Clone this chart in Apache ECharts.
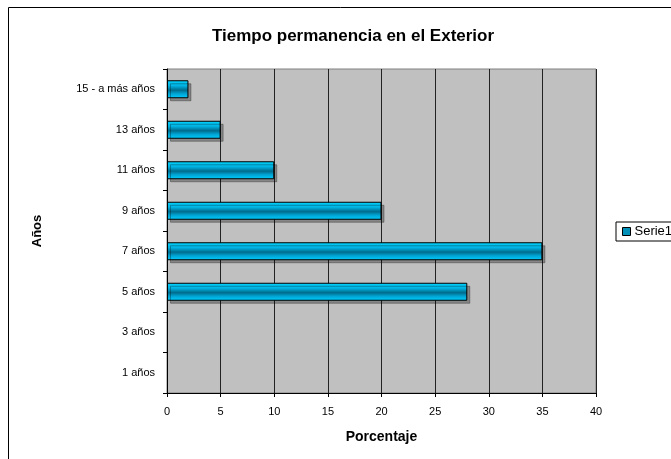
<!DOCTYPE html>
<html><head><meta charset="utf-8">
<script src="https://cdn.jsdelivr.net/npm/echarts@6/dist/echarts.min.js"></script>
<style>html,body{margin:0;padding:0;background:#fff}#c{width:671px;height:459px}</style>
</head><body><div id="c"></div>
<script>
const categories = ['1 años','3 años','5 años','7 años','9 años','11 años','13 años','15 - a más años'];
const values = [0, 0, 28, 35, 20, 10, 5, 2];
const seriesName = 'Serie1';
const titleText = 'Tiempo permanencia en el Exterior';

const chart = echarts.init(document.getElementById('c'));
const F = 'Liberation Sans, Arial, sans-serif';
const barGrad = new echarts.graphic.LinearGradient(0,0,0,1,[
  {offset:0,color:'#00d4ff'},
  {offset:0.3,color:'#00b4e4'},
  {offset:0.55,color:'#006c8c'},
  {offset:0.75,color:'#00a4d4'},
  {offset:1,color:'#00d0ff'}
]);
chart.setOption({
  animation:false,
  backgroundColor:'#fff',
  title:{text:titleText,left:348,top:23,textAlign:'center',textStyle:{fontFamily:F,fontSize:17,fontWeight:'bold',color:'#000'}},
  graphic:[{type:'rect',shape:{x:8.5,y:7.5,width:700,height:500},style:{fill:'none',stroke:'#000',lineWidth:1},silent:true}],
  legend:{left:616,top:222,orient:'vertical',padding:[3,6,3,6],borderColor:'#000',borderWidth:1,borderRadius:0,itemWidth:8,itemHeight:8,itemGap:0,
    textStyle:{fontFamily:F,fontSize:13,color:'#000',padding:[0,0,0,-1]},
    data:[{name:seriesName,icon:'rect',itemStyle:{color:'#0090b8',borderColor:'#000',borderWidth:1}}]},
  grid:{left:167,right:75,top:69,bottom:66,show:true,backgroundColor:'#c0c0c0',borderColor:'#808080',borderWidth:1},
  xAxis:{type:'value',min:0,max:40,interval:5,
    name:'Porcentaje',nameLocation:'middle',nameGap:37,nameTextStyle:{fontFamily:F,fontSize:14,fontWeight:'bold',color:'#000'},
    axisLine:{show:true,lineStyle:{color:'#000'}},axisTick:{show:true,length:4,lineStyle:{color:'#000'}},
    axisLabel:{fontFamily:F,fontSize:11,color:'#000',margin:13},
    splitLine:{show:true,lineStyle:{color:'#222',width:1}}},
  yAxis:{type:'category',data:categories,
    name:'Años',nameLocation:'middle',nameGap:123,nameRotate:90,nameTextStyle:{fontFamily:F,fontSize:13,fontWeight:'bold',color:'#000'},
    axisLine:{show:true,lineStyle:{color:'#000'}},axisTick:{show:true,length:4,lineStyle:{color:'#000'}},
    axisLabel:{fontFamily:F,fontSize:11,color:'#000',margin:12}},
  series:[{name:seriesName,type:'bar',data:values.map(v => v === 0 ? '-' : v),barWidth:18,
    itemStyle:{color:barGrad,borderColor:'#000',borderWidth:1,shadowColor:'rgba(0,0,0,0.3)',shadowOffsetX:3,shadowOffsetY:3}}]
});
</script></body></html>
------------
* _What is being asked_: Reproduce the data above word for word from its first line through the line that holds "const titleText = 'Tiempo", both ends included; skip pictures.

* _Result of the exercise_:
Clone this chart in Apache ECharts.
<!DOCTYPE html>
<html><head><meta charset="utf-8">
<script src="https://cdn.jsdelivr.net/npm/echarts@6/dist/echarts.min.js"></script>
<style>html,body{margin:0;padding:0;background:#fff}#c{width:671px;height:459px}</style>
</head><body><div id="c"></div>
<script>
const categories = ['1 años','3 años','5 años','7 años','9 años','11 años','13 años','15 - a más años'];
const values = [0, 0, 28, 35, 20, 10, 5, 2];
const seriesName = 'Serie1';
const titleText = 'Tiempo permanencia en el Exterior';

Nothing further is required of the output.